古往今来,个体对于美的标准自然有个性化的一面,但每个时代的群体也可以重塑属于一个集体场域的共情式审美。
在中国文化中,美总体上是通过一种无意义、无功利的状态存在。经由美的呈现乃至达到极致,成就生活本体和具体存在。
“花间一壶酒,独酌无相亲。举杯邀明月,对影成三人。”李白喝酒时,邀请明月和影子前来做伴。这样的美,是自我的邀约与体验。这种存在方式彰显着诗仙的生命美学。
“雪夜访戴”中的王子猷,大雪眠觉,开窗酌酒,赏雪彷徨,咏诗思友,乘船前往,造门不前,突返而归。那句“乘兴而行,兴尽而返,何必见戴”,生动演绎了浪漫洒脱的美感。这是魏晋名士来去自如、任性放达的处世哲学,是“魏晋风度”之美。
在电影《哪吒之魔童闹海》中,石矶娘娘妩媚化的动作、火暴的脾气以及略显壮硕的身躯都是其自身形态的一部分。即便后来变成几块小石头,也不忘绿叶的点缀,义无反顾又萌萌哒。那“留得青山在,不怕没柴烧”的姿态,更是透着勇往直前的自信与充盈。
美,其实没那么务实、那么功利,而是生活本身的真性情。在宽坦洒落、应对洒扫中,个体之于美的理解得以形成,个体自身的内在美得到展现。

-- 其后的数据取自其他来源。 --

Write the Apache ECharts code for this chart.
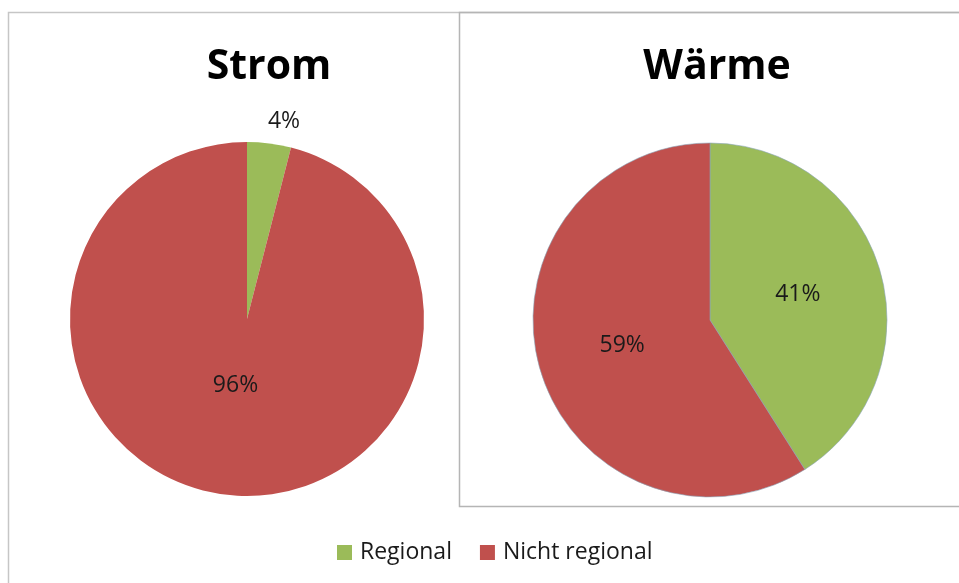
<!DOCTYPE html>
<html>
<head>
<meta charset="utf-8">
<script src="https://cdn.jsdelivr.net/npm/echarts@6/dist/echarts.min.js"></script>
<style>
  html, body { margin: 0; padding: 0; background: #fff; }
  #chart { width: 959px; height: 583px; }
</style>
</head>
<body>
<div id="chart"></div>
<script>
// data
const categories = ['Regional', 'Nicht regional'];
const chartTitles = ['Strom', 'Wärme'];
const stromValues = [4, 96];
const waermeValues = [41, 59];
const colors = ['#9bbb59', '#c0504d'];

const chart = echarts.init(document.getElementById('chart'));

function pieData(values) {
    return values.map((v, i) => ({ name: categories[i], value: v }));
}

const labelStyle = {
    show: true,
    position: 'inside',
    formatter: '{c}%',
    color: '#1a1a1a',
    fontFamily: 'Open Sans',
    fontSize: 23
};

const stromData = pieData(stromValues);
// the small slice carries its label outside, above the pie
stromData[0].label = { position: 'outside', distanceToLabelLine: -4 };
stromData[0].labelLine = { show: false, length: 22, length2: 0 };

const option = {
    animation: false,
    color: colors,
    title: [
        { text: chartTitles[0], left: 264, top: 62, textAlign: 'center', textVerticalAlign: 'middle' },
        { text: chartTitles[1], left: 712, top: 62, textAlign: 'center', textVerticalAlign: 'middle' }
    ].map(t => Object.assign(t, {
        textStyle: { fontFamily: 'Open Sans', fontWeight: 'bold', fontSize: 41, color: '#000' }
    })),
    legend: {
        data: categories,
        left: 332,
        top: 536,
        icon: 'rect',
        itemWidth: 15,
        itemHeight: 15,
        itemGap: 28,
        textStyle: { fontFamily: 'Open Sans', fontSize: 23, color: '#1a1a1a', padding: [0, 0, 0, 3] }
    },
    graphic: [
        { type: 'rect', shape: { x: 8.5, y: 12.5, width: 1000, height: 1000 }, style: { fill: 'none', stroke: '#c6c6c6', lineWidth: 1.5 }, silent: true },
        { type: 'rect', shape: { x: 459.5, y: 12.5, width: 600, height: 494 }, style: { fill: 'none', stroke: '#b5b5b5', lineWidth: 1.5 }, silent: true }
    ],
    series: [
        {
            name: chartTitles[0],
            type: 'pie',
            center: [247, 319],
            radius: 177,
            startAngle: 90,
            clockwise: true,
            avoidLabelOverlap: false,
            label: labelStyle,
            labelLine: { show: false },
            labelLayout: function (params) {
                // Excel puts the big slice label nearer the centre
                if (params.dataIndex === 1) return { dy: -24 };
                return {};
            },
            data: stromData
        },
        {
            name: chartTitles[1],
            type: 'pie',
            center: [710, 320],
            radius: 177,
            startAngle: 90,
            clockwise: true,
            avoidLabelOverlap: false,
            label: labelStyle,
            labelLine: { show: false },
            itemStyle: { borderColor: '#8aa5b8', borderWidth: 0.6 },
            data: pieData(waermeValues)
        }
    ]
};

chart.setOption(option);
</script>
</body>
</html>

这一理解的形成和自身美的展现本是一体两面、合二为一,在互相成就中自然地表达。
西方文化中的美,更多呈现为一种工具理性,是审美的工具,是外在审美的理论构建,是具体艺术的严谨表达。
徜徉在卢浮宫中,经常能看到一个个雕塑组成的群体。他们或是肌肉线条的美感呈现,或是取材于某个神话故事中的经典情节。这些雕塑,大多面容生动、比例协调。美感,因内容和形式的交融而动人。
把黄金比例运用得炉火纯青的,还有达·芬奇和凡·高。有人将《蒙娜丽莎》的原作放大后发现,无论从哪个角度看,画中的女子都在对着人微笑。研究发现,这是因为达·芬奇在绘画时运用了一个绝妙的黄金比例——1∶1.618。凡·高的《收割者》通过运用经典的黄金比例,将视觉焦点集中在弯腰收割的劳动者身上。麦田占据画面的大部分,已被和未被收割的麦田由近到远,色调上的饱和度也由低到高依次变化,似呈现出生命的层次。
真正的美应该成为一种生活方式,在言谈举止、生存样态中追求和展开。人们将主观的美引向客观的美,期望从中找到一些关于美的规律,从而更好地将美规范化,让美得到传递和相通,进而体会美、获得美、创造美。